» What to produce: Write out the material exactly, without any of its pictures.

» Raw data:
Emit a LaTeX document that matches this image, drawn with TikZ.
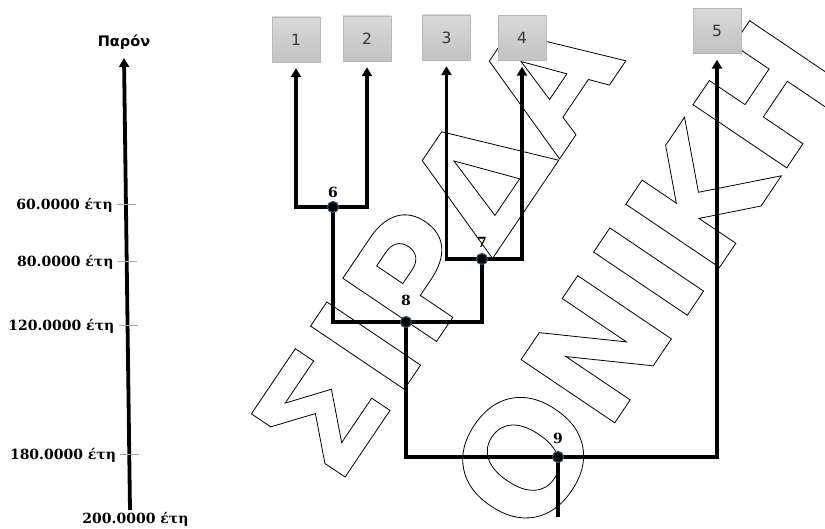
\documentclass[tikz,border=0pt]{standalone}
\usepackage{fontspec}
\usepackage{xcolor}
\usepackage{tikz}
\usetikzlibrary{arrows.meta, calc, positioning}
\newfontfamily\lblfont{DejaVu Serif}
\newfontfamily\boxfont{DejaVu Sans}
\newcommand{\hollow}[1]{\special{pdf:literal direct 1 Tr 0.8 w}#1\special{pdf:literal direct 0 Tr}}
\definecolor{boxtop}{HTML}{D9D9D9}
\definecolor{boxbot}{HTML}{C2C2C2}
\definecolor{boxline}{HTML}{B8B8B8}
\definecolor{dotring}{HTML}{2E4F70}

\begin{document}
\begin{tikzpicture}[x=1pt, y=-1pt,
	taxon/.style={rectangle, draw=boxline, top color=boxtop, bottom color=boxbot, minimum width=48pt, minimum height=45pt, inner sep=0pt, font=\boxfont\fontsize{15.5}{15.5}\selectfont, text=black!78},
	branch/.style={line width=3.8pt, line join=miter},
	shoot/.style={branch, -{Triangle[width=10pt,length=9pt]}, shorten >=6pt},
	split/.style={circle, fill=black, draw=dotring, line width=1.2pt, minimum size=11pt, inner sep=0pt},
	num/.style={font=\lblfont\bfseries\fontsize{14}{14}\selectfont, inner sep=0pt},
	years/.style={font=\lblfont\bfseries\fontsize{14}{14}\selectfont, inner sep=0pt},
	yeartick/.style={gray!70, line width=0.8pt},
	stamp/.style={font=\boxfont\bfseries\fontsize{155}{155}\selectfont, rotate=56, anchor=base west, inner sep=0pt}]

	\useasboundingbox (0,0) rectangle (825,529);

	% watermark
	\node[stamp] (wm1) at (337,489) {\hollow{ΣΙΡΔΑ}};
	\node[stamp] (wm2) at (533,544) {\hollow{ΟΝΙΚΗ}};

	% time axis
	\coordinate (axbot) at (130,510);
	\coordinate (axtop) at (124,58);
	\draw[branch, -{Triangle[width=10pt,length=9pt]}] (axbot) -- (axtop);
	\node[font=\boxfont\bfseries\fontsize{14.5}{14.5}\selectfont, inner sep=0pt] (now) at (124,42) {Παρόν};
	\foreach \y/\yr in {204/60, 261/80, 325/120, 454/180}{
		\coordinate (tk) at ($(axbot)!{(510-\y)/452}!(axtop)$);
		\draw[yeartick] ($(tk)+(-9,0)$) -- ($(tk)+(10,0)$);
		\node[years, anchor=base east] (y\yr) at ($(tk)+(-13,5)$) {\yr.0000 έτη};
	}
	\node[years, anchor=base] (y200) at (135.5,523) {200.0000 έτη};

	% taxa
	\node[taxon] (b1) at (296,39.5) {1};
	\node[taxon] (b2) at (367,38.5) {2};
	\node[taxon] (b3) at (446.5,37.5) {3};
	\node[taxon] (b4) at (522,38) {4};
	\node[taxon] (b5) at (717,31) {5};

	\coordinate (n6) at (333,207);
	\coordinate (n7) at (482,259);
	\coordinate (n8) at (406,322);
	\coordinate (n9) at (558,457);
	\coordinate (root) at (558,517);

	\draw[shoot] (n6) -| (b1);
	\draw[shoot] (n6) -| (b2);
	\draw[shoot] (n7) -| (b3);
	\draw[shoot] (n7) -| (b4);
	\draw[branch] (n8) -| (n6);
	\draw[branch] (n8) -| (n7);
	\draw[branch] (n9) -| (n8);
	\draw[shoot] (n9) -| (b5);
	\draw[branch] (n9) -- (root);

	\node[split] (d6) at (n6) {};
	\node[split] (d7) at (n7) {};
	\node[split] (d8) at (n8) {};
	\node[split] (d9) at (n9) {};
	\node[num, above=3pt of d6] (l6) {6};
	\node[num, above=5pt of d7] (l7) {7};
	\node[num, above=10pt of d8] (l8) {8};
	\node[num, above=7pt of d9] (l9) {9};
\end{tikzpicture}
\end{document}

» Final result:
Emit a LaTeX document that matches this image, drawn with TikZ.
\documentclass[tikz,border=0pt]{standalone}
\usepackage{fontspec}
\usepackage{xcolor}
\usepackage{tikz}
\usetikzlibrary{arrows.meta, calc, positioning}
\newfontfamily\lblfont{DejaVu Serif}
\newfontfamily\boxfont{DejaVu Sans}
\newcommand{\hollow}[1]{\special{pdf:literal direct 1 Tr 0.8 w}#1\special{pdf:literal direct 0 Tr}}
\definecolor{boxtop}{HTML}{D9D9D9}
\definecolor{boxbot}{HTML}{C2C2C2}
\definecolor{boxline}{HTML}{B8B8B8}
\definecolor{dotring}{HTML}{2E4F70}

\begin{document}
\begin{tikzpicture}[x=1pt, y=-1pt,
	taxon/.style={rectangle, draw=boxline, top color=boxtop, bottom color=boxbot, minimum width=48pt, minimum height=45pt, inner sep=0pt, font=\boxfont\fontsize{15.5}{15.5}\selectfont, text=black!78},
	branch/.style={line width=3.8pt, line join=miter},
	shoot/.style={branch, -{Triangle[width=10pt,length=9pt]}, shorten >=6pt},
	split/.style={circle, fill=black, draw=dotring, line width=1.2pt, minimum size=11pt, inner sep=0pt},
	num/.style={font=\lblfont\bfseries\fontsize{14}{14}\selectfont, inner sep=0pt},
	years/.style={font=\lblfont\bfseries\fontsize{14}{14}\selectfont, inner sep=0pt},
	yeartick/.style={gray!70, line width=0.8pt},
	stamp/.style={font=\boxfont\bfseries\fontsize{155}{155}\selectfont, rotate=56, anchor=base west, inner sep=0pt}]

	\useasboundingbox (0,0) rectangle (825,529);

	% watermark
	\node[stamp] (wm1) at (337,489) {\hollow{ΣΙΡΔΑ}};
	\node[stamp] (wm2) at (533,544) {\hollow{ΟΝΙΚΗ}};

	% time axis
	\coordinate (axbot) at (130,510);
	\coordinate (axtop) at (124,58);
	\draw[branch, -{Triangle[width=10pt,length=9pt]}] (axbot) -- (axtop);
	\node[font=\boxfont\bfseries\fontsize{14.5}{14.5}\selectfont, inner sep=0pt] (now) at (124,42) {Παρόν};
	\foreach \y/\yr in {204/60, 261/80, 325/120, 454/180}{
		\coordinate (tk) at ($(axbot)!{(510-\y)/452}!(axtop)$);
		\draw[yeartick] ($(tk)+(-9,0)$) -- ($(tk)+(10,0)$);
		\node[years, anchor=base east] (y\yr) at ($(tk)+(-13,5)$) {\yr.0000 έτη};
	}
	\node[years, anchor=base] (y200) at (135.5,523) {200.0000 έτη};

	% taxa
	\node[taxon] (b1) at (296,39.5) {1};
	\node[taxon] (b2) at (367,38.5) {2};
	\node[taxon] (b3) at (446.5,37.5) {3};
	\node[taxon] (b4) at (522,38) {4};
	\node[taxon] (b5) at (717,31) {5};

	\coordinate (n6) at (333,207);
	\coordinate (n7) at (482,259);
	\coordinate (n8) at (406,322);
	\coordinate (n9) at (558,457);
	\coordinate (root) at (558,517);

	\draw[shoot] (n6) -| (b1);
	\draw[shoot] (n6) -| (b2);
	\draw[shoot] (n7) -| (b3);
	\draw[shoot] (n7) -| (b4);
	\draw[branch] (n8) -| (n6);
	\draw[branch] (n8) -| (n7);
	\draw[branch] (n9) -| (n8);
	\draw[shoot] (n9) -| (b5);
	\draw[branch] (n9) -- (root);

	\node[split] (d6) at (n6) {};
	\node[split] (d7) at (n7) {};
	\node[split] (d8) at (n8) {};
	\node[split] (d9) at (n9) {};
	\node[num, above=3pt of d6] (l6) {6};
	\node[num, above=5pt of d7] (l7) {7};
	\node[num, above=10pt of d8] (l8) {8};
	\node[num, above=7pt of d9] (l9) {9};
\end{tikzpicture}
\end{document}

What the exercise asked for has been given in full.